Is it not time the Minister confirmed that despite a high pile of visions, strategies, and reviews, 7 years of promises by the Labour Government, and a former dental nurse having been in charge of health, the lack of progress on addressing oral health problems is best highlighted by a press release from the Prime Minister, Helen Clark, and the Minister of Health, entitled: Labour Revamping Dental Services for Young NZers, dated 31 August 2005—so no progress at all, Minister?

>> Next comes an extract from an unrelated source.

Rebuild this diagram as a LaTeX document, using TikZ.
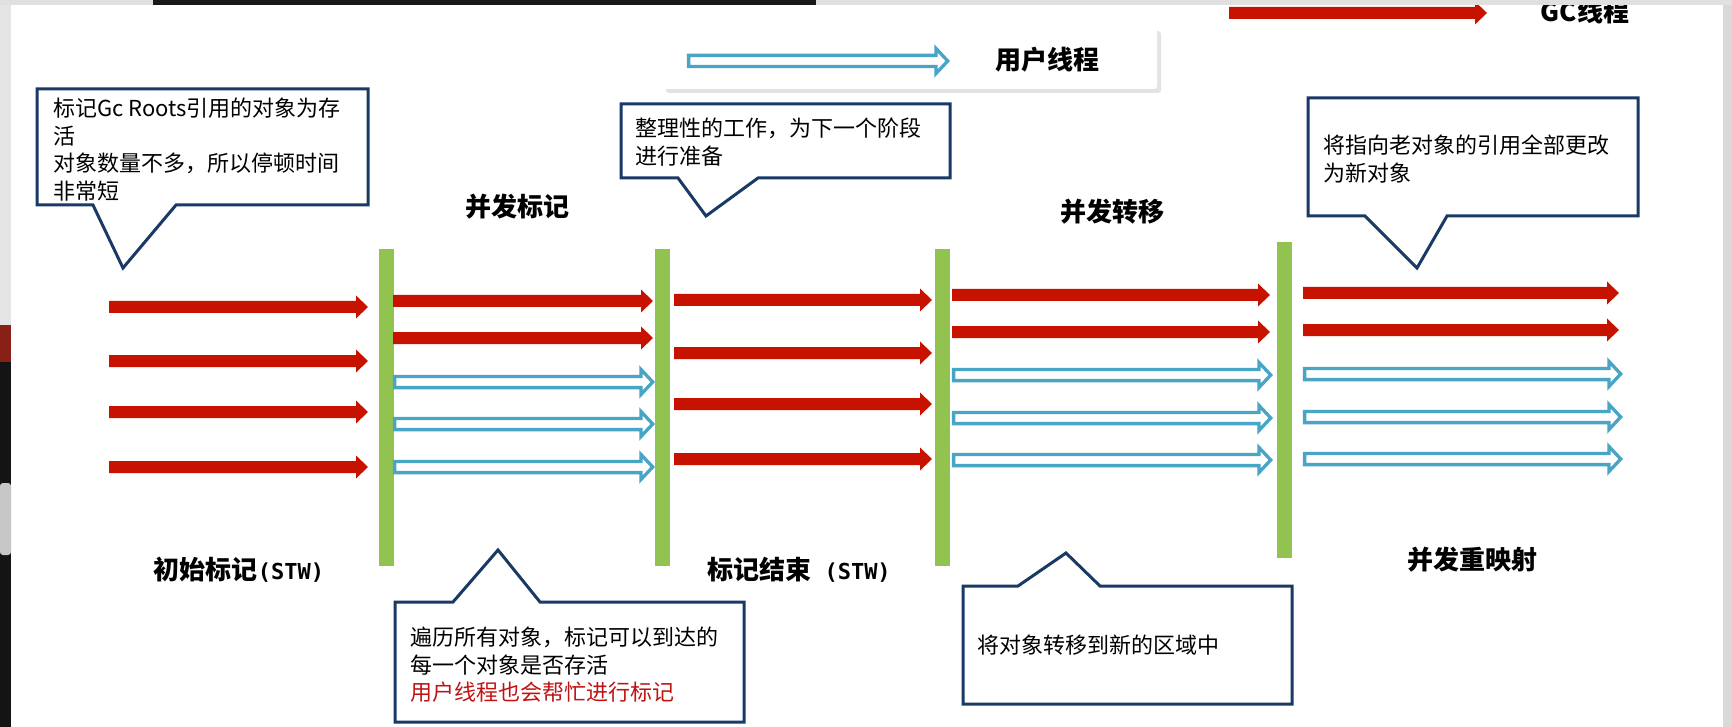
\documentclass[tikz,border=0pt]{standalone}
\usepackage{fontspec}
\setmainfont{Noto Sans CJK SC}
\newfontfamily\stwfont{DejaVu Sans Mono}
\usetikzlibrary{calc,shadows}
\definecolor{gcred}{RGB}{200,18,0}
\definecolor{ublue}{RGB}{72,165,198}
\definecolor{bargreen}{RGB}{146,194,80}
\definecolor{navy}{RGB}{24,58,100}
\definecolor{txtred}{RGB}{192,20,20}
\definecolor{edgered}{RGB}{170,40,30}
% red (GC thread) block arrow between two named coordinates
\newcommand\gcarrow[2]{\fill[gcred] ($(#1)+(0,-6)$) -- ($(#2)+(-12,-6)$) -- ($(#2)+(-12,-11.5)$) -- (#2) -- ($(#2)+(-12,11.5)$) -- ($(#2)+(-12,6)$) -- ($(#1)+(0,6)$) -- cycle;}
% hollow blue (user thread) block arrow between two named coordinates
\newcommand\usrarrow[2]{\draw[ublue, line width=3.3pt, fill=white, line join=miter] ($(#1)+(1.6,-5.6)$) -- ($(#2)+(-14,-5.6)$) -- ($(#2)+(-14,-12.5)$) -- ($(#2)+(-2.3,0)$) -- ($(#2)+(-14,12.5)$) -- ($(#2)+(-14,5.6)$) -- ($(#1)+(1.6,5.6)$) -- cycle;}
\begin{document}
\begin{tikzpicture}[x=1pt,y=-1pt,
  bar/.style={fill=bargreen, inner sep=0pt, minimum width=15pt, minimum height=317pt},
  callout/.style={draw=navy, line width=3pt, fill=white, line join=miter},
  body/.style={anchor=north west, inner sep=0pt, align=left, font=\fontsize{22}{27.5}\selectfont},
  phase/.style={inner sep=0pt, font=\fontsize{26}{30}\selectfont\bfseries}
]
\useasboundingbox (0,0) rectangle (1732,727);
\fill[white] (0,0) rectangle (1732,727);

% legend
\node[fill=white, rounded corners=3pt, minimum width=495pt, minimum height=62pt, inner sep=0pt,
      drop shadow={shadow xshift=4pt, shadow yshift=-4pt, opacity=0.22}] (legend) at (909.5,58) {};
\coordinate (lu1) at (687,61); \coordinate (lu2) at (950,61);
\usrarrow{lu1}{lu2}
\node[phase] (lgu) at (1047,60) {用户线程};
\coordinate (lg1) at (1229,13); \coordinate (lg2) at (1487,13);
\gcarrow{lg1}{lg2}
\node[phase] (lgg) at (1585,12) {GC线程};

% phase bars
\node[bar] (b1) at (386.5,407.5) {};
\node[bar] (b2) at (662.5,407.5) {};
\node[bar] (b3) at (942.5,407.5) {};
\node[bar, minimum height=316pt] (b4) at (1284,400) {};

% segment A: initial mark
\foreach \n/\y in {1/307,2/361,3/412,4/467}{
  \coordinate (as\n) at (109,\y); \coordinate (ae\n) at (368,\y);
  \gcarrow{as\n}{ae\n}
}
% segment B: concurrent mark
\foreach \n/\y in {1/301,2/338}{
  \coordinate (bs\n) at (393,\y); \coordinate (be\n) at (653,\y);
  \gcarrow{bs\n}{be\n}
}
\foreach \n/\y in {3/382,4/424,5/467}{
  \coordinate (bs\n) at (393,\y); \coordinate (be\n) at (655,\y);
  \usrarrow{bs\n}{be\n}
}
% segment C: mark end
\foreach \n/\y in {1/300,2/353,3/404,4/459}{
  \coordinate (cs\n) at (674,\y); \coordinate (ce\n) at (932,\y);
  \gcarrow{cs\n}{ce\n}
}
% segment D: concurrent relocate
\foreach \n/\y in {1/295,2/332}{
  \coordinate (ds\n) at (952,\y); \coordinate (de\n) at (1270,\y);
  \gcarrow{ds\n}{de\n}
}
\foreach \n/\y in {3/375,4/418,5/460}{
  \coordinate (ds\n) at (952,\y); \coordinate (de\n) at (1273,\y);
  \usrarrow{ds\n}{de\n}
}
% segment E: concurrent remap
\foreach \n/\y in {1/293,2/330}{
  \coordinate (es\n) at (1303,\y); \coordinate (ee\n) at (1619,\y);
  \gcarrow{es\n}{ee\n}
}
\foreach \n/\y in {3/374,4/417,5/459}{
  \coordinate (es\n) at (1303,\y); \coordinate (ee\n) at (1623,\y);
  \usrarrow{es\n}{ee\n}
}

% callouts
\draw[callout] (37,89) -- (368,89) -- (368,205) -- (176,205) -- (123,268) -- (93,205) -- (37,205) -- cycle;
\node[body] (t1) at (53,98) {标记Gc Roots引用的对象为存\\活\\对象数量不多，所以停顿时间\\非常短};

\draw[callout] (621,104) -- (950,104) -- (950,178) -- (758,178) -- (706,216) -- (678,178) -- (621,178) -- cycle;
\node[body] (t2) at (635,118) {整理性的工作，为下一个阶段\\进行准备};

\draw[callout] (1308,98) -- (1638,98) -- (1638,216) -- (1447,216) -- (1417,268) -- (1365,216) -- (1308,216) -- cycle;
\node[body] (t3) at (1323,135) {将指向老对象的引用全部更改\\为新对象};

\draw[callout] (395,602) -- (453,602) -- (498,550) -- (540,602) -- (744,602) -- (744,722) -- (395,722) -- cycle;
\node[body] (t4) at (410,627) {遍历所有对象，标记可以到达的\\每一个对象是否存活\\{\color{txtred}用户线程也会帮忙进行标记}};

\draw[callout] (963,586) -- (1018,586) -- (1066,553) -- (1100,586) -- (1292,586) -- (1292,704) -- (963,704) -- cycle;
\node[body] (t5) at (977,635) {将对象转移到新的区域中};

% phase labels
\node[phase] (p1) at (239,570) {初始标记{\stwfont\bfseries\fontsize{22}{26}\selectfont(STW)}};
\node[phase] (p2) at (517,207) {并发标记};
\node[phase] (p3) at (799,570) {标记结束{\stwfont\bfseries\fontsize{22}{26}\selectfont\ (STW)}};
\node[phase] (p4) at (1112,212) {并发转移};
\node[phase] (p5) at (1472,560) {并发重映射};

% screen edges
\fill[black!12] (0,0) rectangle (1732,5);
\fill[black!90] (153,0) rectangle (816,5);
\fill[black!10] (0,5) rectangle (11,325);
\fill[edgered!80!black] (0,325) rectangle (11,362);
\fill[black!92] (0,362) rectangle (11,727);
\fill[black!22, rounded corners=3pt] (0,483) rectangle (11,555);
\fill[black!15] (1723,5) rectangle (1732,727);
\end{tikzpicture}
\end{document}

It is almost beyond belief, is it not? The long and short of it is that in the Budget that was announced by my colleague in May of this year about $100 million of capital was put on the table, and, as well as that, some operating funding is needed to pay these people whom we have trained. They have just come out of school. Maybe they came out in November last year. Some of them—the first lot—actually came out of the Auckland University of Technology the year before. They have only just arrived in the workforce. We are building dental clinics for them to work in, and as the numbers of dental therapists increase—and they will increase each year—we will have buildings ready for them to go into. That is what good planning is about. Bad planning is when we stop training dental therapists in this country completely.
I seek leave to table the 1-year-old press release from the Prime Minister and the Minister of Health entitled: Labour Revamping Dental Services for Young NZers.
I seek leave to table the verdict of the MidCentral District Health Board Dental Service Clinical Director, Phil Marshall, in yesterday’s Manawatu Standard.